**What is required**
Word for word, copy all the data and drop the pictures.

**Provided material**
* Start *

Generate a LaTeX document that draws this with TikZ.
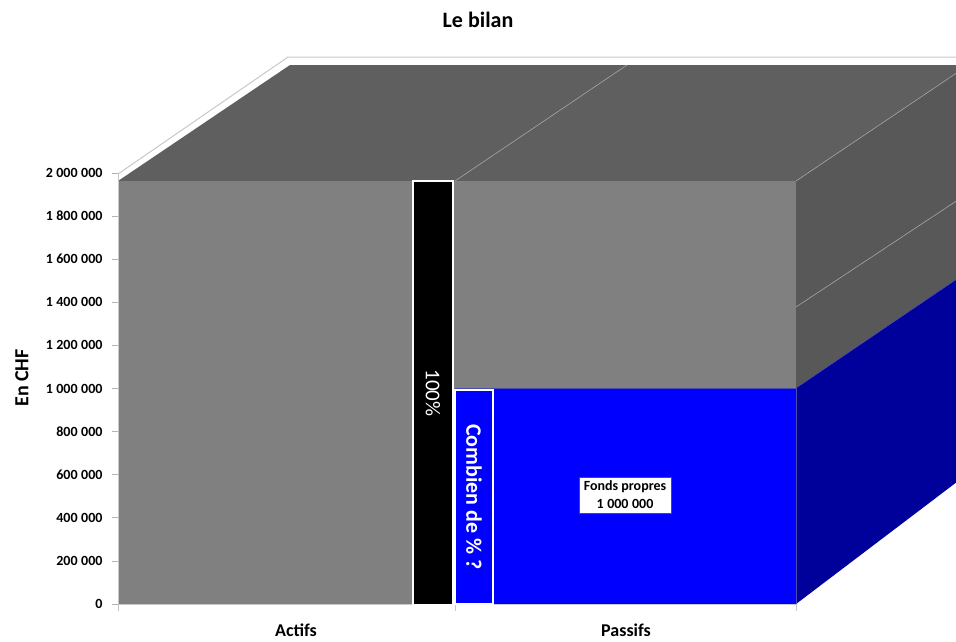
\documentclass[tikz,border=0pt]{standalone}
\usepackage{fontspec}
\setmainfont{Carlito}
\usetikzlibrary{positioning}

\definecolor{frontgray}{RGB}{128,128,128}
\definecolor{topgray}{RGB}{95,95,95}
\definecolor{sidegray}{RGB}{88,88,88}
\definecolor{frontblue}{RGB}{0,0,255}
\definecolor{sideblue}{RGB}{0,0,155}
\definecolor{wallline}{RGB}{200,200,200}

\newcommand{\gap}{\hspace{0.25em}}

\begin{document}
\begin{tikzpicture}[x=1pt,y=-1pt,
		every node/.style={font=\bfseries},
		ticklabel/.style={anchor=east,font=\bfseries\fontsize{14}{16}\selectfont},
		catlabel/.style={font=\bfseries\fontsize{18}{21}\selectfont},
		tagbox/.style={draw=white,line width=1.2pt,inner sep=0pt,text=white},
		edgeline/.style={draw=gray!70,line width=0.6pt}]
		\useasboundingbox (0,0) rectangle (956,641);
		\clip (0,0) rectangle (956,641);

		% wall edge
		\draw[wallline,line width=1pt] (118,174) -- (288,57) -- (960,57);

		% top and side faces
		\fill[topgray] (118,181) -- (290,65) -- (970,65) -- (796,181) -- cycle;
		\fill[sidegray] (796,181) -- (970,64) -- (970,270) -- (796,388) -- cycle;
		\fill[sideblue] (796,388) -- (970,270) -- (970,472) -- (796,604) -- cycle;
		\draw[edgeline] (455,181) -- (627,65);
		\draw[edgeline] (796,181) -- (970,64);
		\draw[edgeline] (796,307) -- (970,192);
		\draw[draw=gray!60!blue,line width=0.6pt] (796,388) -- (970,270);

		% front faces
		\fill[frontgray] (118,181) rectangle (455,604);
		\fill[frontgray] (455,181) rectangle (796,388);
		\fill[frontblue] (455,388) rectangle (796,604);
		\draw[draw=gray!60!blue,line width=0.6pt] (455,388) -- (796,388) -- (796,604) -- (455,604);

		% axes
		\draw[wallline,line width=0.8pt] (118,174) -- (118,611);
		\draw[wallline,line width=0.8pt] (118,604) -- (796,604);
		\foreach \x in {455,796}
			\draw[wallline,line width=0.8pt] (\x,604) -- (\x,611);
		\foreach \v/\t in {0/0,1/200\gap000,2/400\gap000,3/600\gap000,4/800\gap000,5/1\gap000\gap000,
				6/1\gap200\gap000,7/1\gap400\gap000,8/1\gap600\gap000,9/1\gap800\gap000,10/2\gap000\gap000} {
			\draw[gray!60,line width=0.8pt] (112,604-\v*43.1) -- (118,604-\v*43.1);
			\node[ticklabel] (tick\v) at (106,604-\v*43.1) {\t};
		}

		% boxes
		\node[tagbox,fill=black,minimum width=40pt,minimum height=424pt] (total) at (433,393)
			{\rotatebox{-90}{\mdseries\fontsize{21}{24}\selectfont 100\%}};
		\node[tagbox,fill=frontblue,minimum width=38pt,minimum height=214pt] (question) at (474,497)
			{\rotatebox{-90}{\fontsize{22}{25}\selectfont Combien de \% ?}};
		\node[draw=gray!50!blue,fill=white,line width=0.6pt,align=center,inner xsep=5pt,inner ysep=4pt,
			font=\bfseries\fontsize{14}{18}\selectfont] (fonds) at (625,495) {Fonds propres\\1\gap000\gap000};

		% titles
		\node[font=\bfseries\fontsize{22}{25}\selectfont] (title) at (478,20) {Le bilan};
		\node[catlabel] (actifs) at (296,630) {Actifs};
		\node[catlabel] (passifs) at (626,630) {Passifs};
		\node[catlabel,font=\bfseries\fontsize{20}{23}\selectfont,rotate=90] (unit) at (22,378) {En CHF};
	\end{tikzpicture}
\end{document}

* End *

**Reply to the task**
Generate a LaTeX document that draws this with TikZ.
\documentclass[tikz,border=0pt]{standalone}
\usepackage{fontspec}
\setmainfont{Carlito}
\usetikzlibrary{positioning}

\definecolor{frontgray}{RGB}{128,128,128}
\definecolor{topgray}{RGB}{95,95,95}
\definecolor{sidegray}{RGB}{88,88,88}
\definecolor{frontblue}{RGB}{0,0,255}
\definecolor{sideblue}{RGB}{0,0,155}
\definecolor{wallline}{RGB}{200,200,200}

\newcommand{\gap}{\hspace{0.25em}}

\begin{document}
\begin{tikzpicture}[x=1pt,y=-1pt,
		every node/.style={font=\bfseries},
		ticklabel/.style={anchor=east,font=\bfseries\fontsize{14}{16}\selectfont},
		catlabel/.style={font=\bfseries\fontsize{18}{21}\selectfont},
		tagbox/.style={draw=white,line width=1.2pt,inner sep=0pt,text=white},
		edgeline/.style={draw=gray!70,line width=0.6pt}]
		\useasboundingbox (0,0) rectangle (956,641);
		\clip (0,0) rectangle (956,641);

		% wall edge
		\draw[wallline,line width=1pt] (118,174) -- (288,57) -- (960,57);

		% top and side faces
		\fill[topgray] (118,181) -- (290,65) -- (970,65) -- (796,181) -- cycle;
		\fill[sidegray] (796,181) -- (970,64) -- (970,270) -- (796,388) -- cycle;
		\fill[sideblue] (796,388) -- (970,270) -- (970,472) -- (796,604) -- cycle;
		\draw[edgeline] (455,181) -- (627,65);
		\draw[edgeline] (796,181) -- (970,64);
		\draw[edgeline] (796,307) -- (970,192);
		\draw[draw=gray!60!blue,line width=0.6pt] (796,388) -- (970,270);

		% front faces
		\fill[frontgray] (118,181) rectangle (455,604);
		\fill[frontgray] (455,181) rectangle (796,388);
		\fill[frontblue] (455,388) rectangle (796,604);
		\draw[draw=gray!60!blue,line width=0.6pt] (455,388) -- (796,388) -- (796,604) -- (455,604);

		% axes
		\draw[wallline,line width=0.8pt] (118,174) -- (118,611);
		\draw[wallline,line width=0.8pt] (118,604) -- (796,604);
		\foreach \x in {455,796}
			\draw[wallline,line width=0.8pt] (\x,604) -- (\x,611);
		\foreach \v/\t in {0/0,1/200\gap000,2/400\gap000,3/600\gap000,4/800\gap000,5/1\gap000\gap000,
				6/1\gap200\gap000,7/1\gap400\gap000,8/1\gap600\gap000,9/1\gap800\gap000,10/2\gap000\gap000} {
			\draw[gray!60,line width=0.8pt] (112,604-\v*43.1) -- (118,604-\v*43.1);
			\node[ticklabel] (tick\v) at (106,604-\v*43.1) {\t};
		}

		% boxes
		\node[tagbox,fill=black,minimum width=40pt,minimum height=424pt] (total) at (433,393)
			{\rotatebox{-90}{\mdseries\fontsize{21}{24}\selectfont 100\%}};
		\node[tagbox,fill=frontblue,minimum width=38pt,minimum height=214pt] (question) at (474,497)
			{\rotatebox{-90}{\fontsize{22}{25}\selectfont Combien de \% ?}};
		\node[draw=gray!50!blue,fill=white,line width=0.6pt,align=center,inner xsep=5pt,inner ysep=4pt,
			font=\bfseries\fontsize{14}{18}\selectfont] (fonds) at (625,495) {Fonds propres\\1\gap000\gap000};

		% titles
		\node[font=\bfseries\fontsize{22}{25}\selectfont] (title) at (478,20) {Le bilan};
		\node[catlabel] (actifs) at (296,630) {Actifs};
		\node[catlabel] (passifs) at (626,630) {Passifs};
		\node[catlabel,font=\bfseries\fontsize{20}{23}\selectfont,rotate=90] (unit) at (22,378) {En CHF};
	\end{tikzpicture}
\end{document}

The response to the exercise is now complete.